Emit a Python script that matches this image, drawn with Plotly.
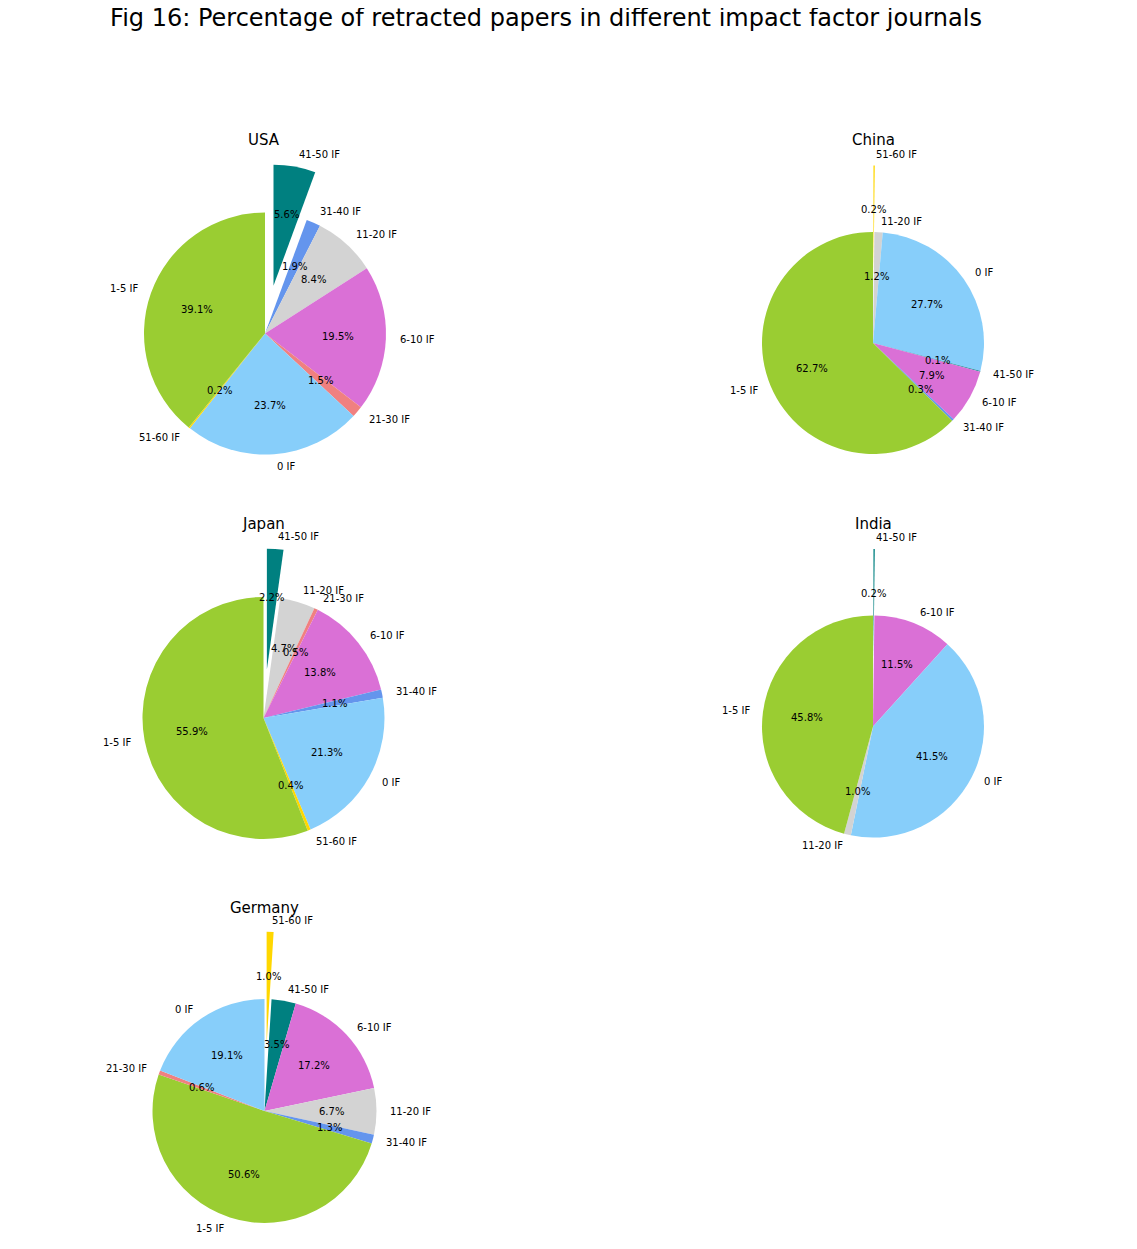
import math
import plotly.graph_objects as go

FIG_W, FIG_H = 1137, 1249
PAGE_OFFSET = 8  # the html body margin shifts the plot by this many pixels

# slices listed in the order matplotlib drew them (from 12 o'clock, counterclockwise)
usa_labels = ['1-5 IF', '51-60 IF', '0 IF', '21-30 IF', '6-10 IF', '11-20 IF', '31-40 IF', '41-50 IF']
usa_values = [39.1, 0.2, 23.7, 1.5, 19.5, 8.4, 1.9, 5.6]
usa_explode = [0, 0, 0, 0, 0, 0, 0, 0.4]

china_labels = ['1-5 IF', '31-40 IF', '6-10 IF', '41-50 IF', '0 IF', '11-20 IF', '51-60 IF']
china_values = [62.7, 0.3, 7.9, 0.1, 27.7, 1.2, 0.2]
china_explode = [0, 0, 0, 0, 0, 0, 0.6]

japan_labels = ['1-5 IF', '51-60 IF', '0 IF', '31-40 IF', '6-10 IF', '21-30 IF', '11-20 IF', '41-50 IF']
japan_values = [55.9, 0.4, 21.3, 1.1, 13.8, 0.5, 4.7, 2.2]
japan_explode = [0, 0, 0, 0, 0, 0, 0, 0.4]

india_labels = ['1-5 IF', '11-20 IF', '0 IF', '6-10 IF', '41-50 IF']
india_values = [45.8, 1.0, 41.5, 11.5, 0.2]
india_explode = [0, 0, 0, 0, 0.6]

germany_labels = ['0 IF', '21-30 IF', '1-5 IF', '31-40 IF', '11-20 IF', '6-10 IF', '41-50 IF', '51-60 IF']
germany_values = [19.1, 0.6, 50.6, 1.3, 6.7, 17.2, 3.5, 1.0]
germany_explode = [0, 0, 0, 0, 0, 0, 0, 0.6]

if_colors = {
    '0 IF': 'lightskyblue',
    '1-5 IF': 'yellowgreen',
    '6-10 IF': 'orchid',
    '11-20 IF': 'lightgray',
    '21-30 IF': 'lightcoral',
    '31-40 IF': 'cornflowerblue',
    '41-50 IF': 'teal',
    '51-60 IF': 'gold',
}
NO_FILL = 'rgba(0,0,0,0)'

# pixel centre + radius of each pie and position of its title
pie_boxes = {
    'USA': (265, 333.5, 121),
    'China': (873, 343, 111),
    'Japan': (263.5, 718, 121),
    'India': (873, 726.5, 111),
    'Germany': (264.5, 1111, 112),
}
title_pos = {
    'USA': (264, 140),
    'China': (873, 140),
    'Japan': (263, 524),
    'India': (873, 524),
    'Germany': (264.5, 908),
}

FONT = 'DejaVu Sans'
TEXT_X = (-2.0, 2.0)     # text axes extent in pie radii
TEXT_Y = (-1.25, 2.0)


def frac_x(px):
    return (px - PAGE_OFFSET) / FIG_W


def frac_y(py):
    return 1 - (py - PAGE_OFFSET) / FIG_H


def box_domain(cx, cy, half):
    return dict(x=[frac_x(cx - half), frac_x(cx + half)],
                y=[frac_y(cy + half), frac_y(cy - half)])


def mid_angles(values):
    # angle of each slice middle, degrees counterclockwise from +x (start at 12 o'clock)
    total = sum(values)
    out, acc = [], 0.0
    for v in values:
        out.append(90 + (acc + v / 2) / total * 360)
        acc += v
    return out


def add_pie(fig, n, name, labels, values, explode):
    cx, cy, r = pie_boxes[name]
    colors = [if_colors[l] for l in labels]
    angles = mid_angles(values)

    # whole pie, exploded slices left empty
    base_colors = [NO_FILL if e else c for c, e in zip(colors, explode)]
    fig.add_trace(go.Pie(labels=labels[::-1], values=values[::-1],
                         marker=dict(colors=base_colors[::-1], line=dict(width=0)),
                         domain=box_domain(cx, cy, r), sort=False, direction='clockwise',
                         textinfo='none', hoverinfo='label+value', showlegend=False))

    # exploded slices: same pie moved out along the slice middle
    for i, e in enumerate(explode):
        if not e:
            continue
        phi = math.radians(angles[i])
        ox = cx + e * r * math.cos(phi)
        oy = cy - e * r * math.sin(phi)
        one_colors = [c if j == i else NO_FILL for j, c in enumerate(colors)]
        fig.add_trace(go.Pie(labels=labels[::-1], values=values[::-1],
                             marker=dict(colors=one_colors[::-1], line=dict(width=0)),
                             domain=box_domain(ox, oy, r), sort=False, direction='clockwise',
                             textinfo='none', hoverinfo='skip', showlegend=False))

    # hidden axes with unit = pie radius, used to place the texts
    suffix = '' if n == 1 else str(n)
    fig.layout['xaxis' + suffix] = dict(
        domain=[frac_x(cx + TEXT_X[0] * r), frac_x(cx + TEXT_X[1] * r)],
        range=list(TEXT_X), visible=False, fixedrange=True)
    fig.layout['yaxis' + suffix] = dict(
        domain=[frac_y(cy - TEXT_Y[0] * r), frac_y(cy - TEXT_Y[1] * r)],
        range=list(TEXT_Y), visible=False, fixedrange=True)

    for i, (lab, v, e) in enumerate(zip(labels, values, explode)):
        phi = math.radians(angles[i])
        px_, py_ = (0.6 + e) * math.cos(phi), (0.6 + e) * math.sin(phi)
        fig.add_annotation(x=px_, y=py_, xref='x' + suffix, yref='y' + suffix,
                           text=f'{v:.1f}%', showarrow=False, xanchor='center', yanchor='middle',
                           font=dict(family=FONT, size=10, color='black'))
        lx, ly = (1.1 + e) * math.cos(phi), (1.1 + e) * math.sin(phi)
        fig.add_annotation(x=lx, y=ly, xref='x' + suffix, yref='y' + suffix,
                           text=lab, showarrow=False, xanchor='left' if lx > 0 else 'right',
                           yanchor='middle', font=dict(family=FONT, size=10, color='black'))

    tx, ty = title_pos[name]
    fig.add_annotation(x=frac_x(tx), y=frac_y(ty), xref='paper', yref='paper', text=name,
                       showarrow=False, xanchor='center', yanchor='middle',
                       font=dict(family=FONT, size=15, color='black'))


fig = go.Figure()
add_pie(fig, 1, 'USA', usa_labels, usa_values, usa_explode)
add_pie(fig, 2, 'China', china_labels, china_values, china_explode)
add_pie(fig, 3, 'Japan', japan_labels, japan_values, japan_explode)
add_pie(fig, 4, 'India', india_labels, india_values, india_explode)
add_pie(fig, 5, 'Germany', germany_labels, germany_values, germany_explode)

fig.update_layout(
    width=FIG_W, height=FIG_H,
    margin=dict(l=0, r=0, t=0, b=0),
    paper_bgcolor='white', plot_bgcolor='white',
    showlegend=False,
    title=dict(text='Fig 16: Percentage of retracted papers in different impact factor journals',
               x=frac_x(546), xanchor='center', y=frac_y(18), yanchor='middle',
               font=dict(family=FONT, size=24, color='black')),
)

fig.write_html('out.html')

____________

# What this task involves
Exclude the images, then output the data above word for word.

# Written response
Emit a Python script that matches this image, drawn with Plotly.
import math
import plotly.graph_objects as go

FIG_W, FIG_H = 1137, 1249
PAGE_OFFSET = 8  # the html body margin shifts the plot by this many pixels

# slices listed in the order matplotlib drew them (from 12 o'clock, counterclockwise)
usa_labels = ['1-5 IF', '51-60 IF', '0 IF', '21-30 IF', '6-10 IF', '11-20 IF', '31-40 IF', '41-50 IF']
usa_values = [39.1, 0.2, 23.7, 1.5, 19.5, 8.4, 1.9, 5.6]
usa_explode = [0, 0, 0, 0, 0, 0, 0, 0.4]

china_labels = ['1-5 IF', '31-40 IF', '6-10 IF', '41-50 IF', '0 IF', '11-20 IF', '51-60 IF']
china_values = [62.7, 0.3, 7.9, 0.1, 27.7, 1.2, 0.2]
china_explode = [0, 0, 0, 0, 0, 0, 0.6]

japan_labels = ['1-5 IF', '51-60 IF', '0 IF', '31-40 IF', '6-10 IF', '21-30 IF', '11-20 IF', '41-50 IF']
japan_values = [55.9, 0.4, 21.3, 1.1, 13.8, 0.5, 4.7, 2.2]
japan_explode = [0, 0, 0, 0, 0, 0, 0, 0.4]

india_labels = ['1-5 IF', '11-20 IF', '0 IF', '6-10 IF', '41-50 IF']
india_values = [45.8, 1.0, 41.5, 11.5, 0.2]
india_explode = [0, 0, 0, 0, 0.6]

germany_labels = ['0 IF', '21-30 IF', '1-5 IF', '31-40 IF', '11-20 IF', '6-10 IF', '41-50 IF', '51-60 IF']
germany_values = [19.1, 0.6, 50.6, 1.3, 6.7, 17.2, 3.5, 1.0]
germany_explode = [0, 0, 0, 0, 0, 0, 0, 0.6]

if_colors = {
    '0 IF': 'lightskyblue',
    '1-5 IF': 'yellowgreen',
    '6-10 IF': 'orchid',
    '11-20 IF': 'lightgray',
    '21-30 IF': 'lightcoral',
    '31-40 IF': 'cornflowerblue',
    '41-50 IF': 'teal',
    '51-60 IF': 'gold',
}
NO_FILL = 'rgba(0,0,0,0)'

# pixel centre + radius of each pie and position of its title
pie_boxes = {
    'USA': (265, 333.5, 121),
    'China': (873, 343, 111),
    'Japan': (263.5, 718, 121),
    'India': (873, 726.5, 111),
    'Germany': (264.5, 1111, 112),
}
title_pos = {
    'USA': (264, 140),
    'China': (873, 140),
    'Japan': (263, 524),
    'India': (873, 524),
    'Germany': (264.5, 908),
}

FONT = 'DejaVu Sans'
TEXT_X = (-2.0, 2.0)     # text axes extent in pie radii
TEXT_Y = (-1.25, 2.0)


def frac_x(px):
    return (px - PAGE_OFFSET) / FIG_W


def frac_y(py):
    return 1 - (py - PAGE_OFFSET) / FIG_H


def box_domain(cx, cy, half):
    return dict(x=[frac_x(cx - half), frac_x(cx + half)],
                y=[frac_y(cy + half), frac_y(cy - half)])


def mid_angles(values):
    # angle of each slice middle, degrees counterclockwise from +x (start at 12 o'clock)
    total = sum(values)
    out, acc = [], 0.0
    for v in values:
        out.append(90 + (acc + v / 2) / total * 360)
        acc += v
    return out


def add_pie(fig, n, name, labels, values, explode):
    cx, cy, r = pie_boxes[name]
    colors = [if_colors[l] for l in labels]
    angles = mid_angles(values)

    # whole pie, exploded slices left empty
    base_colors = [NO_FILL if e else c for c, e in zip(colors, explode)]
    fig.add_trace(go.Pie(labels=labels[::-1], values=values[::-1],
                         marker=dict(colors=base_colors[::-1], line=dict(width=0)),
                         domain=box_domain(cx, cy, r), sort=False, direction='clockwise',
                         textinfo='none', hoverinfo='label+value', showlegend=False))

    # exploded slices: same pie moved out along the slice middle
    for i, e in enumerate(explode):
        if not e:
            continue
        phi = math.radians(angles[i])
        ox = cx + e * r * math.cos(phi)
        oy = cy - e * r * math.sin(phi)
        one_colors = [c if j == i else NO_FILL for j, c in enumerate(colors)]
        fig.add_trace(go.Pie(labels=labels[::-1], values=values[::-1],
                             marker=dict(colors=one_colors[::-1], line=dict(width=0)),
                             domain=box_domain(ox, oy, r), sort=False, direction='clockwise',
                             textinfo='none', hoverinfo='skip', showlegend=False))

    # hidden axes with unit = pie radius, used to place the texts
    suffix = '' if n == 1 else str(n)
    fig.layout['xaxis' + suffix] = dict(
        domain=[frac_x(cx + TEXT_X[0] * r), frac_x(cx + TEXT_X[1] * r)],
        range=list(TEXT_X), visible=False, fixedrange=True)
    fig.layout['yaxis' + suffix] = dict(
        domain=[frac_y(cy - TEXT_Y[0] * r), frac_y(cy - TEXT_Y[1] * r)],
        range=list(TEXT_Y), visible=False, fixedrange=True)

    for i, (lab, v, e) in enumerate(zip(labels, values, explode)):
        phi = math.radians(angles[i])
        px_, py_ = (0.6 + e) * math.cos(phi), (0.6 + e) * math.sin(phi)
        fig.add_annotation(x=px_, y=py_, xref='x' + suffix, yref='y' + suffix,
                           text=f'{v:.1f}%', showarrow=False, xanchor='center', yanchor='middle',
                           font=dict(family=FONT, size=10, color='black'))
        lx, ly = (1.1 + e) * math.cos(phi), (1.1 + e) * math.sin(phi)
        fig.add_annotation(x=lx, y=ly, xref='x' + suffix, yref='y' + suffix,
                           text=lab, showarrow=False, xanchor='left' if lx > 0 else 'right',
                           yanchor='middle', font=dict(family=FONT, size=10, color='black'))

    tx, ty = title_pos[name]
    fig.add_annotation(x=frac_x(tx), y=frac_y(ty), xref='paper', yref='paper', text=name,
                       showarrow=False, xanchor='center', yanchor='middle',
                       font=dict(family=FONT, size=15, color='black'))


fig = go.Figure()
add_pie(fig, 1, 'USA', usa_labels, usa_values, usa_explode)
add_pie(fig, 2, 'China', china_labels, china_values, china_explode)
add_pie(fig, 3, 'Japan', japan_labels, japan_values, japan_explode)
add_pie(fig, 4, 'India', india_labels, india_values, india_explode)
add_pie(fig, 5, 'Germany', germany_labels, germany_values, germany_explode)

fig.update_layout(
    width=FIG_W, height=FIG_H,
    margin=dict(l=0, r=0, t=0, b=0),
    paper_bgcolor='white', plot_bgcolor='white',
    showlegend=False,
    title=dict(text='Fig 16: Percentage of retracted papers in different impact factor journals',
               x=frac_x(546), xanchor='center', y=frac_y(18), yanchor='middle',
               font=dict(family=FONT, size=24, color='black')),
)

fig.write_html('out.html')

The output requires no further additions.